Mazda 3 all set to go ‘hyper’

Mazda 3 all set to go ‘hyper’

“I’m a car guy, so I want to drive a high-performance Mazda 3… I’ll do my best,” he said. Despite claiming such a project had not yet been signed off, insiders suggest that it is a formality.

Beppu said there was keen interest from “most developed countries”, including the US, Japan and Australia.

Various drivetrain options have been discussed, but it would be likely to adopt the turbocharged 2.5-litre engine from larger Mazdas, shunning a hot hybrid.

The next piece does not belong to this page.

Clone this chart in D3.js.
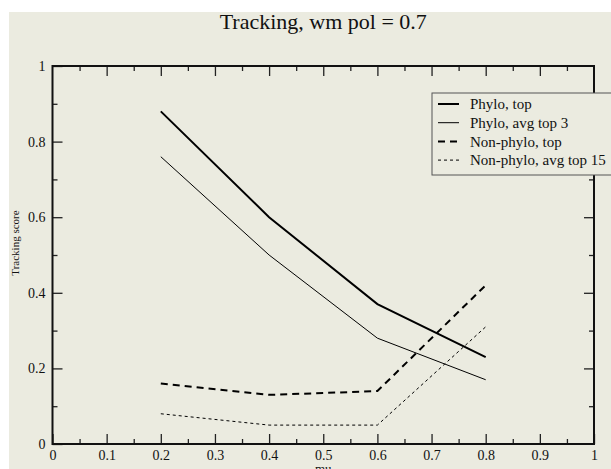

“Generally speaking, we would use the motor to get more performance,” Beppu said. With 250bhp, the 2.5’s output falls short of the most powerful hot hatches, but 310lb ft of torque brings its own challenges.

“Mazda 3 is a light vehicle, so if there is too much power and we keep it as front-wheel drive, there is the torque steer phenomenon happening,” Beppu said, nominating the all-wheel-drive system that’s already developed for the new torsion-beam rear end as an obvious solution.

Beppu doesn’t see any high-performance Mazda 3 as a track-focused machine, instead suggesting the emphasis would be on comfort and everyday road use.

“It needs to be responsible and friendly – more friendly than a Golf GTI,” he said, before adding: “It should be fast.” Beppu refers to such a car as a “hyper” Mazda 3 rather than a hot hatch. It remains unclear if the brand will therefore use the MPS or Mazda-speed branding for such a model.

“What I’m thinking about is a difficult car to build… [a car with] Mazda performance, true to Mazda,” he said. But it is CO2 that is one of the biggest challenges for a hot 3, something that could challenge its European viability. The 2.5-litre engine is not currently sold in the region, and may not meet the efficiency requirements to do so.

There is clear interest from the crucial US market, however, which has its own R&D centre in Los Angeles and has reportedly created a proof-of-concept machine under the radar of the brand’s Hiroshima head office. Mazda last sold a hot 3 with the second-generation car in 2013, under the MPS tag in Europe and badged as a Mazdaspeed elsewhere.

Last performance Mazda 3 dates back to 2013 model. A turbo 2.5-litre non-hybrid would be a hot engine choice.